Spring break was supposed to mean sunshine and cheap flights. Instead, for thousands of American travelers this week, it’s meant standing in security lines that stretch far enough to make you question every life decision that led you to an airport.
The partial government shutdown — now squarely targeting the Department of Homeland Security — has drained TSA checkpoints of staff at the worst possible moment. With spring break travel surging across the country, the combination of peak passenger volume and a depleted workforce has produced security wait times of up to three hours at major U.S. airports, leaving many travelers scrambling, frustrated, and in some cases, simply watching their flights leave without them.
The Numbers Tell the Story
How busy are we talking? On Sunday, March 8 alone, nearly 2.8 million travelers passed through TSA checkpoints — the highest single-day volume since January 4 — according to data reported by Business Insider. That’s an enormous crush of people on any normal weekend. Pair it with an agency bleeding officers, and you’ve got a genuine crisis unfolding in real time at terminals across the country.
Since the DHS shutdown began, more than 300 TSA officers have left the agency. Unscheduled absences are running at roughly 6% nationwide — a figure that sounds modest until you consider what it means at a high-traffic checkpoint during one of the busiest travel weeks of the year. Fox Business noted the grim downstream effect plainly: “For passengers that did not factor in the possibility of longer lines, many are missing their flights as a result.”
Blame Is Flying as Fast as the Delays
Politically, the finger-pointing started almost immediately. Republicans were quick to frame the chaos as a Democratic failure, with one pointed statement circulating widely: “The Democrats’ DHS shutdown has led to HOURS long security lines at airports across the country, leading Americans to miss their spring break flights.” Democrats, for their part, have pushed back on that framing, arguing the shutdown reflects broader dysfunction in Washington rather than any single party’s agenda. That debate is unlikely to be resolved before the lines get shorter.

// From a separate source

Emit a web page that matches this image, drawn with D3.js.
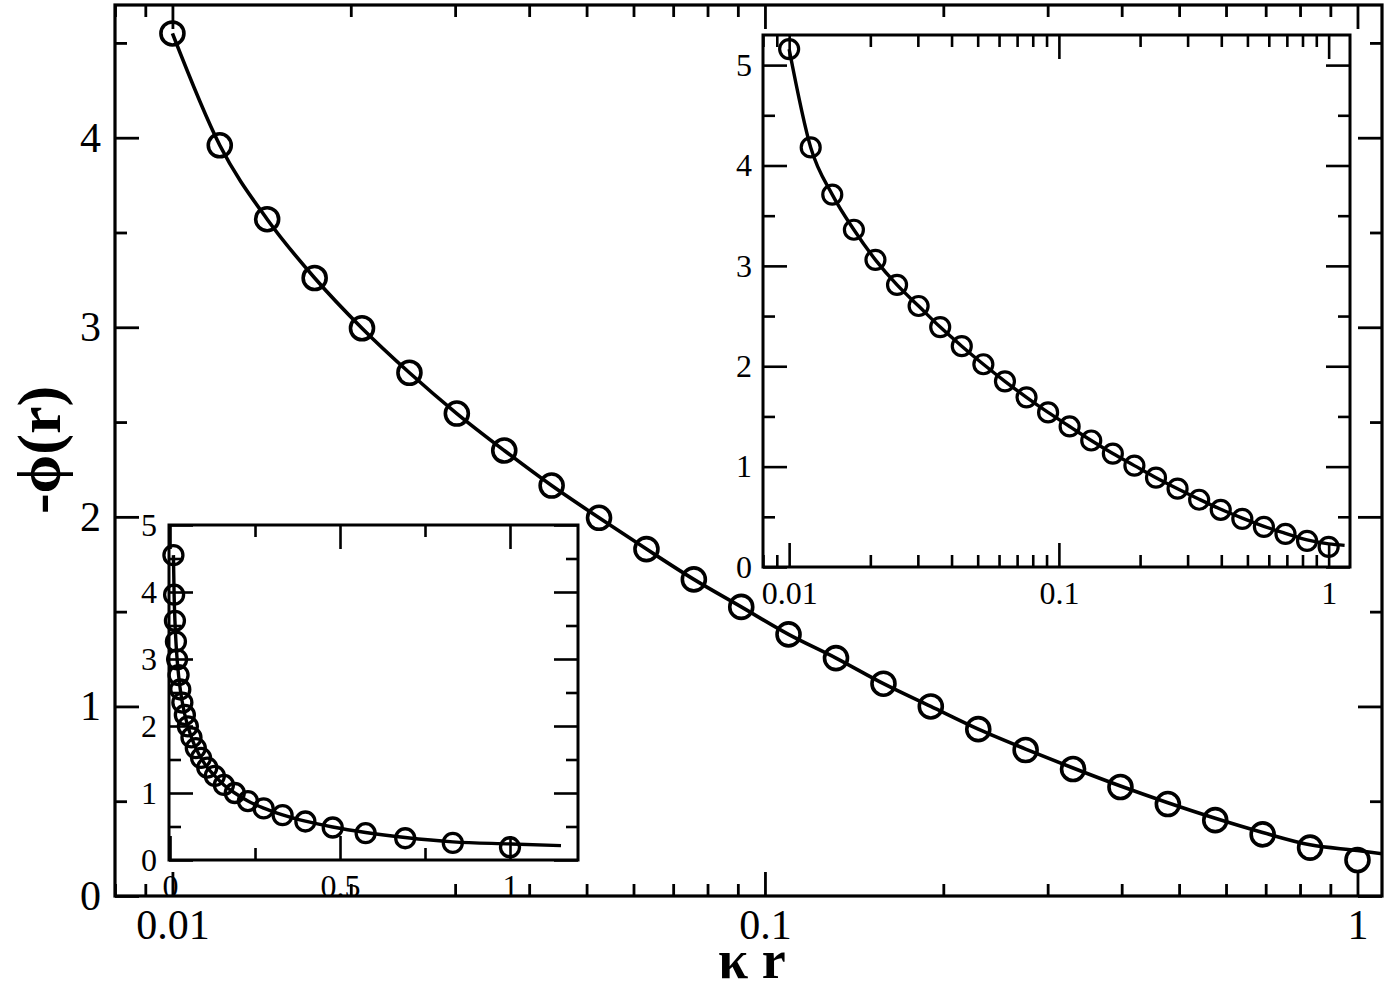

Still, for the traveler standing in a snaking queue at O’Hare or LAX with a boarding pass set to expire in forty minutes, the partisan backstory is cold comfort. iHeart highlighted the staffing shortage’s direct impact on checkpoint operations, noting that the crunch is hitting hardest at the country’s busiest hubs — precisely the airports where delays have the most cascading effect on connecting flights and travel plans.
What Travelers Are Facing Right Now
The practical advice from travel experts is straightforward, if a little grim: arrive at least three hours early for domestic flights, consider TSA PreCheck if you haven’t already, and mentally prepare for the possibility that even that buffer might not be enough. Spring break runs through late March for many school districts, which means this isn’t a one-weekend problem. The pressure on checkpoints is likely to persist for weeks.
That’s the catch. A shutdown that began as an abstract Washington standoff has now landed — quite literally — in the laps of families trying to get to Florida, college students headed to Cancún, and retirees finally taking that trip they’ve been putting off. The shutdown doesn’t feel abstract anymore when you’re watching the departure board flip to “CLOSED” on your flight.
Whether Congress moves to resolve the DHS funding impasse before the rest of spring break plays out remains to be seen. In the meantime, the TSA is doing what it can with what it has — which, right now, is considerably less than it needs. And somewhere in a terminal, someone is definitely missing their flight.